Two boys walking along the fence passing the graveyard heard voices. The voices said, "One for me, One for you."
The boys who were truly petrified thinking that the voices were ghouls stealing bodies tried to walk slowly passed and not make any noise. All of a sudden one of the voices said, "Now lets get those two nuts by the fence & we will be done!"
The boys screamed and ran away as fast as they could. Just then one of the two squirrels looked at the other and asked, "I wonder what was wrong with them?"
A 55 year old man who was born on May 5, has been married 5 years, has 5 children, makes $55,555.55 a year, trusts the number 5.

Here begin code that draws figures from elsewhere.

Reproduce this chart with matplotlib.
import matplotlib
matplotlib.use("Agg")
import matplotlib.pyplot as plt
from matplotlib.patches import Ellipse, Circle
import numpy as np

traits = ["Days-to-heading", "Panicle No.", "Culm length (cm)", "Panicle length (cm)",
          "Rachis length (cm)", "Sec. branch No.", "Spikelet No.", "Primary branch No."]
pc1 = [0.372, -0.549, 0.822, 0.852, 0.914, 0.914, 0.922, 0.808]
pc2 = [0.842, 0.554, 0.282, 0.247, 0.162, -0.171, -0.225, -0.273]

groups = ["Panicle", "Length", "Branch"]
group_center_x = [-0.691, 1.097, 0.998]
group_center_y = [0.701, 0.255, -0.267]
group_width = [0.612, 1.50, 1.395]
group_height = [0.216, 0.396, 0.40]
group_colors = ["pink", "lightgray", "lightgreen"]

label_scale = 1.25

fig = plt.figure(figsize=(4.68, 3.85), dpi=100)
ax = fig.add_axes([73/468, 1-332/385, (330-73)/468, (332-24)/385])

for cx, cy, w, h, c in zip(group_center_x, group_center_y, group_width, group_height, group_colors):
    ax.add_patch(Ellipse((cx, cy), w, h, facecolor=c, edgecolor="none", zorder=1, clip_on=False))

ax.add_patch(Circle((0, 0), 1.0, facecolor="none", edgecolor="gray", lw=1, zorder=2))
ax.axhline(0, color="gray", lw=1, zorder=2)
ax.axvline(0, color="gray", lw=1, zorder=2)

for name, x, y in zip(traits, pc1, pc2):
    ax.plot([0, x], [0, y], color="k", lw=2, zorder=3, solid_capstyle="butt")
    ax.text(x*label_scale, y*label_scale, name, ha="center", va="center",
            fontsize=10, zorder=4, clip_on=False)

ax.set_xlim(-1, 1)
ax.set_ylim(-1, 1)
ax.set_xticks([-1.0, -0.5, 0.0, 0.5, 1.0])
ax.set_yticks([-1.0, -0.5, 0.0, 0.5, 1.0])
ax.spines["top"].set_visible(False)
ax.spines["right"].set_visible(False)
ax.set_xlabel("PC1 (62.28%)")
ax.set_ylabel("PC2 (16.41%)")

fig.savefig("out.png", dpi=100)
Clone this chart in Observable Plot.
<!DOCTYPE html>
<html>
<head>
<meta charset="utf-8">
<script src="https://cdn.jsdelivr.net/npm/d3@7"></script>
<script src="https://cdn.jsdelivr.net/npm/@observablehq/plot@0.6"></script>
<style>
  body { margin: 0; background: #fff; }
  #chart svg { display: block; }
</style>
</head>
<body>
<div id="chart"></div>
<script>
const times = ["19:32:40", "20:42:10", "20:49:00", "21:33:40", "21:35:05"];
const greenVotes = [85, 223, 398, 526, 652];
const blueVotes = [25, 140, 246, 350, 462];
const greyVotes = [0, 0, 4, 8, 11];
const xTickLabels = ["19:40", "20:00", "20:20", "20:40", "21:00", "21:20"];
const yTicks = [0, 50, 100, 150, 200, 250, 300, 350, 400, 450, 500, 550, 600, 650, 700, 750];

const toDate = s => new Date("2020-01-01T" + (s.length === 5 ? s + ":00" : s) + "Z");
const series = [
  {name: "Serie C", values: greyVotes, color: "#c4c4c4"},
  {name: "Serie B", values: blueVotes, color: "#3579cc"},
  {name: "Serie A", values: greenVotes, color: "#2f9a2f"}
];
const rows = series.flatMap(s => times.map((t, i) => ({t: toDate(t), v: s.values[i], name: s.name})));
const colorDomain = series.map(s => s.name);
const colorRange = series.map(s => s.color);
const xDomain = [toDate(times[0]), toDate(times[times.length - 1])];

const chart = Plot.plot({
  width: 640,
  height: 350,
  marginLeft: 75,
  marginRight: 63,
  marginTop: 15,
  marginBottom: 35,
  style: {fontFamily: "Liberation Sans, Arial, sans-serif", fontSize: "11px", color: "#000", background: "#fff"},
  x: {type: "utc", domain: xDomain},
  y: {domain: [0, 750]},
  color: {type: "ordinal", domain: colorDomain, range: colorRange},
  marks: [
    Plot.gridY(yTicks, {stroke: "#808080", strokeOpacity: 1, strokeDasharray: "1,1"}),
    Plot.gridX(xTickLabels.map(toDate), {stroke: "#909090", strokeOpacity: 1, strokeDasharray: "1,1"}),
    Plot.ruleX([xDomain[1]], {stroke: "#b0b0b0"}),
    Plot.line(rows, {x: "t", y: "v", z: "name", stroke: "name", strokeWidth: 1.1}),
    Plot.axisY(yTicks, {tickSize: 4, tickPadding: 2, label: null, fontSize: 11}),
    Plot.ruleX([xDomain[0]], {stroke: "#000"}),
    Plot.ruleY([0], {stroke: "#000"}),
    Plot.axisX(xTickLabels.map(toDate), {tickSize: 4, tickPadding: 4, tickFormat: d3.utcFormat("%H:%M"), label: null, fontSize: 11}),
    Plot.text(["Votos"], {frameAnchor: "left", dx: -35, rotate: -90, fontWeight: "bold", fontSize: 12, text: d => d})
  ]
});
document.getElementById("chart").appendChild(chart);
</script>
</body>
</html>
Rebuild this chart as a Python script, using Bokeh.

One day a friend informs the man that a horse named Lucky 5 will be running in the fifth race at the local track that evening. Excitedly, the man withdraws 5,555.00 cash from his bank account, goes to the races and bets on Lucky 5.
Sure enough, the horse comes in fifth.
Two actuaries are duck hunting. They see a duck in the air and they both shoot.
The first actuary’s shot is 20 feet wide to the left.
The second actuary’s shot is 20 feet wide to the right.
The actuaries give each other high fives, because on average they shot it.
A farmhand went to church one Sunday, but when he entered he saw that he and the preacher were the only ones present. The preacher asked the farmhand if he wanted to go ahead and preach.
”Well,” said the farmhand, “I’m not too smart, but if I went to feed my cattle and only one showed up, I’d still feed him.”
So the minister began his sermon. An hour passed, then two hours, then two and a half hours. Finally the preacher finished and asked the farmhand whether he had enjoyed the sermon.
“Well,” said the farmhand, “I’m not too smart, but if I went to feed my cattle and only one showed up, I sure wouldn’t feed him all the hay.”